With those 1916 Small Ring conversions, I recall that the original cartridge was not loaded to 7.62 NATO specs, but to CETME specs. Picture a reduced load in a 7.62 NATO case. Some of these conversions had the reputation for mild to catastrophic "blow ups" with NATO and 308 Win ammo. Seems the original conversion was to take the 7MM barrel, sweat a 7X57 shaped "sleeve" or chamber adapter in the chamber and then bore and (cut) rifle the whole thing to 30 cal. A 7.62 CETME chamber was then cut in the sleeve, leaving what was left of the 7X57 shaped "liner" in front of the 7.62 chamber. That would be OK with lighter loads except that apparently some of the chamber plugs had pretty poor jobs of sweating in place. There were voids which were now right in the throat and leade of the shorter 7.62 Cetme chamber, right were pressure and gas were at their max. levels.
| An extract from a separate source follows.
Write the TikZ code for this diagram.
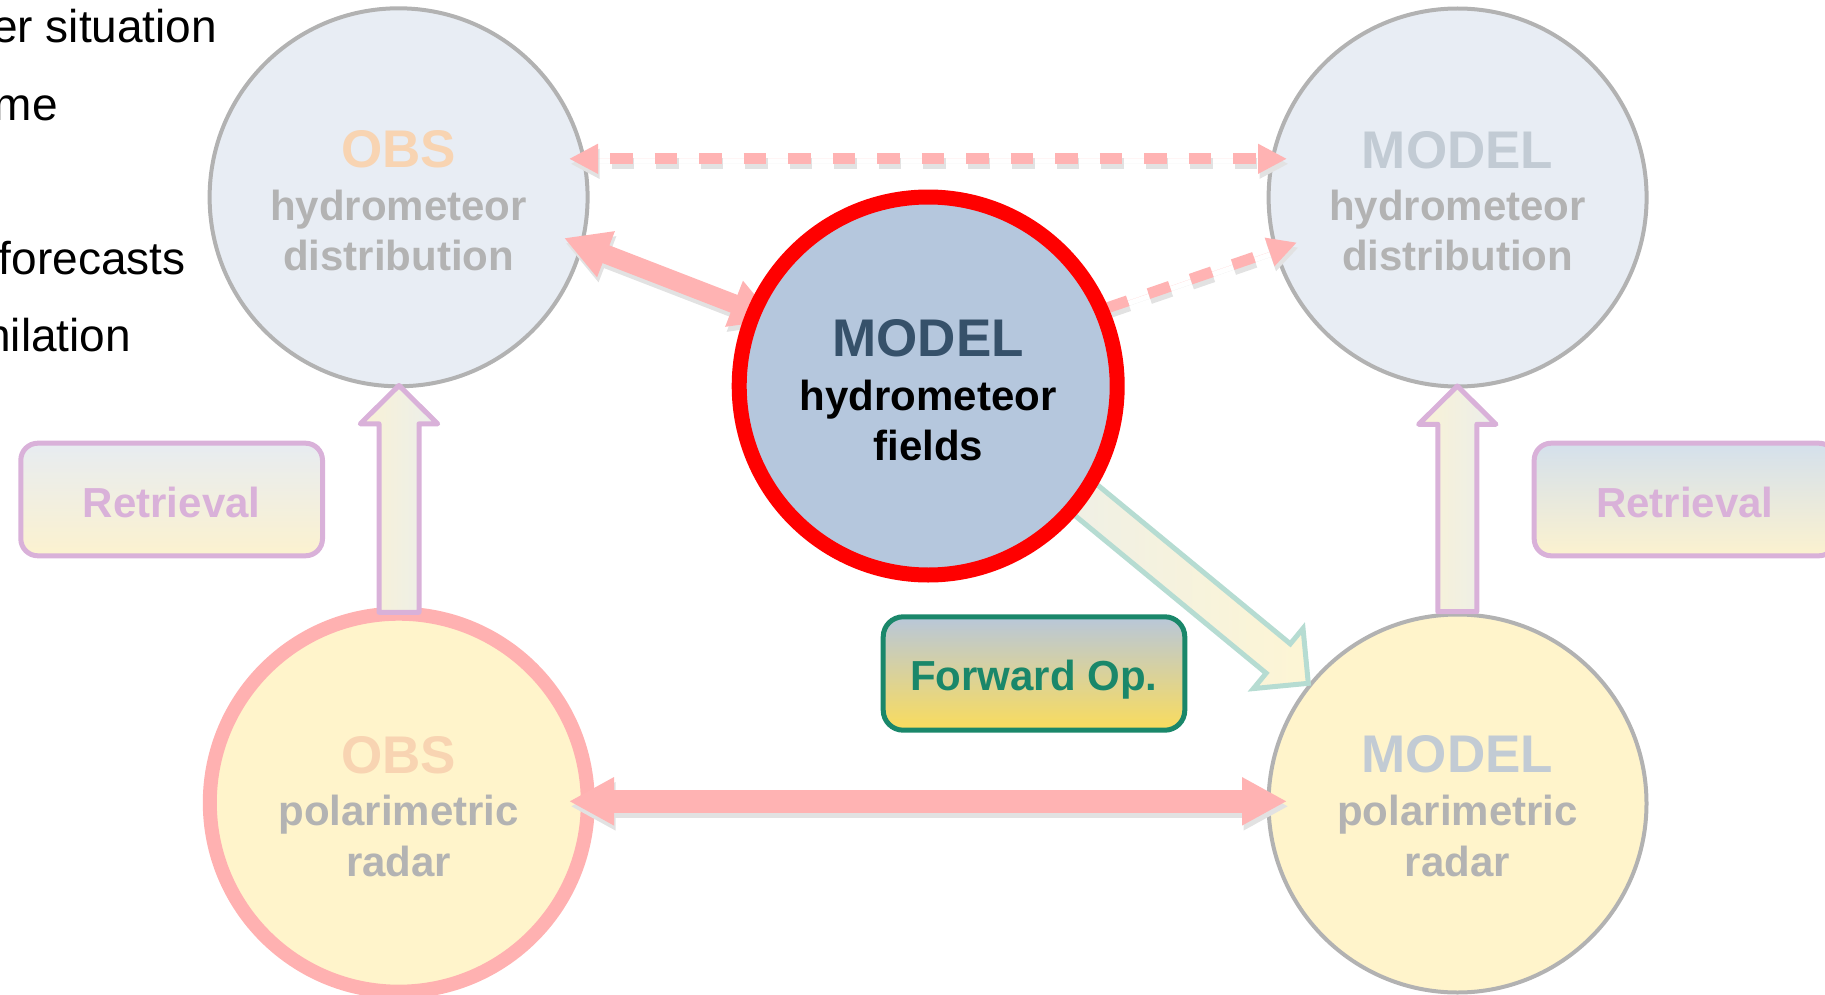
\documentclass[tikz,border=0pt]{standalone}
\usepackage{fontspec}
\setmainfont{Liberation Sans}
\usetikzlibrary{arrows.meta,calc}

\definecolor{hydfill}{HTML}{E8EDF4}
\definecolor{circgray}{HTML}{B2B2B2}
\definecolor{obsor}{HTML}{F8D4B2}
\definecolor{modgray}{HTML}{C2CBD4}
\definecolor{subgray}{HTML}{B3B3B3}
\definecolor{cenfill}{HTML}{B5C7DD}
\definecolor{cenred}{HTML}{FF0000}
\definecolor{cenblue}{HTML}{36516A}
\definecolor{polfill}{HTML}{FFF4CB}
\definecolor{polpink}{HTML}{FFB1B1}
\definecolor{arrpink}{HTML}{FFB3B3}
\definecolor{shadowgray}{HTML}{E2E2E2}
\definecolor{retpurple}{HTML}{D9B1D9}
\definecolor{rettop}{HTML}{E7ECF1}
\definecolor{rettopb}{HTML}{D4E0EC}
\definecolor{retbot}{HTML}{FCF2CF}
\definecolor{fwdgreen}{HTML}{1A876A}
\definecolor{fwdtop}{HTML}{B8C7DA}
\definecolor{fwdbot}{HTML}{FADC5C}
\definecolor{fwdline}{HTML}{B6DCD2}
\definecolor{fwdleft}{HTML}{E8EDEF}
\definecolor{fwdright}{HTML}{FDF5D4}
\definecolor{upleft}{HTML}{F9F2D5}
\definecolor{upright}{HTML}{EBEEEB}

\newcommand\mytitle{\fontsize{26.5pt}{30pt}\selectfont\bfseries}
\newcommand\mysubt{\fontsize{21pt}{25pt}\selectfont\bfseries}
\newcommand\mybody{\fontsize{23pt}{27pt}\selectfont}

\begin{document}
\begin{tikzpicture}[x=0.5pt,y=-0.5pt,
  bigcirc/.style={circle, minimum size=189pt, inner sep=0pt, outer sep=0pt},
  hydc/.style={bigcirc, fill=hydfill, draw=circgray, line width=2pt},
  polobs/.style={bigcirc, fill=polfill, draw=polpink, line width=7pt},
  polmod/.style={bigcirc, fill=polfill, draw=circgray, line width=2pt},
  cenc/.style={bigcirc, fill=cenfill, draw=cenred, line width=7.5pt},
  ttl/.style={anchor=base, inner sep=0pt, font=\mytitle},
  sbt/.style={anchor=base, inner sep=0pt, font=\mysubt, text=subgray},
  retbox/.style={rectangle, rounded corners=8.5pt, minimum width=150.85pt,
    minimum height=56.3pt, draw=retpurple, line width=2.5pt,
    bottom color=retbot, inner sep=0pt},
  rettext/.style={anchor=base, inner sep=0pt, font=\mysubt, text=retpurple},
  fwdbox/.style={rectangle, rounded corners=10pt, minimum width=150.8pt,
    minimum height=56.7pt, draw=fwdgreen, line width=2.5pt,
    top color=fwdtop, bottom color=fwdbot, inner sep=0pt},
  dasharr/.style={line width=5.5pt, dash pattern=on 11.25pt off 11pt},
  dtip/.style={arrows={-Triangle[length=14.5pt,width=14pt]}},
  ddtip/.style={arrows={Triangle[length=14.5pt,width=14pt]-Triangle[length=14.5pt,width=14pt]}},
  thickarr/.style={line width=9.5pt, arrows={Triangle[length=22.5pt,width=23pt]-Triangle[length=22.5pt,width=23pt]}},
  botarr/.style={line width=11.4pt, arrows={Triangle[length=22.5pt,width=22.5pt]-Triangle[length=22.5pt,width=22.5pt]}},
  uparrow/.style={draw=retpurple, line width=2.5pt, line join=round,
    left color=upleft, right color=upright},
  fwdarrow/.style={draw=fwdline, line width=2.5pt, line join=miter,
    left color=fwdleft, right color=fwdright},
  bodytext/.style={anchor=base east, inner sep=0pt, font=\mybody}
]
\useasboundingbox (0,0) rectangle (1825,995);

% outer circles
\node[hydc] (obshyd) at (398.6,197.3) {};
\node[hydc] (modhyd) at (1457.6,197.5) {};
\node[polobs] (obspol) at (398.8,802.7) {};
\node[polmod] (modpol) at (1457.5,803.5) {};

% texts in outer circles
\node[ttl, text=obsor] (t-obshyd1) at (398.6,168) {OBS};
\node[sbt] (t-obshyd2) at (398.6,220) {hydrometeor};
\node[sbt] (t-obshyd3) at (398.6,270.5) {distribution};
\node[ttl, text=modgray] (t-modhyd1) at (1457.6,168.3) {MODEL};
\node[sbt] (t-modhyd2) at (1457.6,220) {hydrometeor};
\node[sbt] (t-modhyd3) at (1457.6,270.7) {distribution};
\node[ttl, text=obsor] (t-obspol1) at (398.8,773.5) {OBS};
\node[sbt] (t-obspol2) at (398.8,825.5) {polarimetric};
\node[sbt] (t-obspol3) at (398.8,876) {radar};
\node[ttl, text=modgray] (t-modpol1) at (1457.5,772.7) {MODEL};
\node[sbt] (t-modpol2) at (1457.5,825) {polarimetric};
\node[sbt] (t-modpol3) at (1457.5,876) {radar};

% arrow end points
\coordinate (topL) at (569,158.8);
\coordinate (topR) at (1287,158.8);
\coordinate (diagL) at (564,238);
\coordinate (diagR) at (776,320);
\coordinate (dashS) at (1079.5,317.4);
\coordinate (dashT) at (1297,242.5);
\coordinate (botL) at (569,801.3);
\coordinate (botR) at (1287,801.3);
\coordinate (fwdtip) at (1308.3,683.3);
\coordinate (upLtip) at (399,385.5);
\coordinate (upRtip) at (1457.3,386);

% shadows
\begin{scope}[transform canvas={shift={(1.5,5)}}]
  \draw[dasharr, ddtip, draw=shadowgray, fill=shadowgray, dash phase=15.25pt] (topL) -- (topR);
  \draw[thickarr, draw=shadowgray, fill=shadowgray] (diagL) -- (diagR);
  \draw[dasharr, dtip, draw=shadowgray, fill=shadowgray, dash phase=8pt] (dashS) -- (dashT);
  \draw[botarr, draw=shadowgray, fill=shadowgray] (botL) -- (botR);
\end{scope}

% pink arrows
\draw[dasharr, ddtip, draw=arrpink, fill=arrpink, dash phase=15.25pt] (topL) -- (topR);
\draw[thickarr, draw=arrpink, fill=arrpink] (diagL) -- (diagR);
\draw[dasharr, dtip, draw=arrpink, fill=arrpink, dash phase=8pt] (dashS) -- (dashT);
\draw[botarr, draw=arrpink, fill=arrpink] (botL) -- (botR);

% forward operator block arrow
\draw[fwdarrow, shift={(fwdtip)}, rotate=-39.5]
  (0,0) -- (-39,39) -- (-39,19) -- (-470,19) -- (-470,-19) -- (-39,-19) -- (-39,-39) -- cycle;

% central circle
\node[cenc] (cen) at (928.2,386) {};
\node[ttl, text=cenblue] (t-cen1) at (928.2,356.7) {MODEL};
\node[sbt, text=black] (t-cen2) at (928.2,410) {hydrometeor};
\node[sbt, text=black] (t-cen3) at (928.2,460) {fields};

% retrieval block arrows
\draw[uparrow, shift={(upLtip)}]
  (0,0) -- (-38.7,38.3) -- (-20,38.3) -- (-20,226.8) -- (20,226.8) -- (20,38.3) -- (38.7,38.3) -- cycle;
\draw[uparrow, shift={(upRtip)}]
  (0,0) -- (-38.7,38.3) -- (-19.5,38.3) -- (-19.5,225.7) -- (19.5,225.7) -- (19.5,38.3) -- (38.7,38.3) -- cycle;

% boxes
\node[retbox, top color=rettop] (retL) at (171.65,499.5) {};
\node[rettext] (t-retL) at (171.7,517.3) {Retrieval};
\node[retbox, top color=rettopb] (retR) at (1685,499.5) {};
\node[rettext] (t-retR) at (1684.7,517.3) {Retrieval};
\node[fwdbox] (fwd) at (1034,673.5) {};
\node[anchor=base, inner sep=0pt, font=\mysubt, text=fwdgreen] (t-fwd) at (1033.7,690.7) {Forward Op.};

% left text
\node[bodytext] (l1) at (217.6,43) {er situation};
\node[bodytext] (l2) at (58,120) {me};
\node[bodytext] (l3) at (186,274) {forecasts};
\node[bodytext] (l4) at (131.5,351.5) {nilation};
\end{tikzpicture}
\end{document}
Gas would get in that void, especially from a load it was never meant to handle, and nasty stuff happened. I recall seeing some pics of receiver rings blown off, etc. Someone sectioned a couple of these and had real good pics - it's been probably 10 years or so back, when these were pretty cheap and popular. I wouldn't really worry about the .308/.311 bore issue - the leade on the 7.62X39 chamber is meant to compensate. I believe if I wanted one of these in 7.62X39, I'd either buy the barrel/kit (Numrich still have them?) or start with a blank from Green Mountain or someone like that. If using an action from a .30 cal. small ring converson, I'd look for lug setback in the action before putting any money in it. That is best done by pulling the barrel. If a fired round is hard to extract the first 1/4", that's likely the problem. If I had one of those large ring 7.62's (FR-7 or FR-8, don't recall), I'd load it down and have the best of both worlds. I did some bedding, trigger and sight work on a friends probably 15 or more years back when they were available. That barrel shot
extremely well with cast and jacketed loads. I wanted it for Cast Bullet postal matches but he wouldn't part with it, the dog
Enjoy and be careful with those things.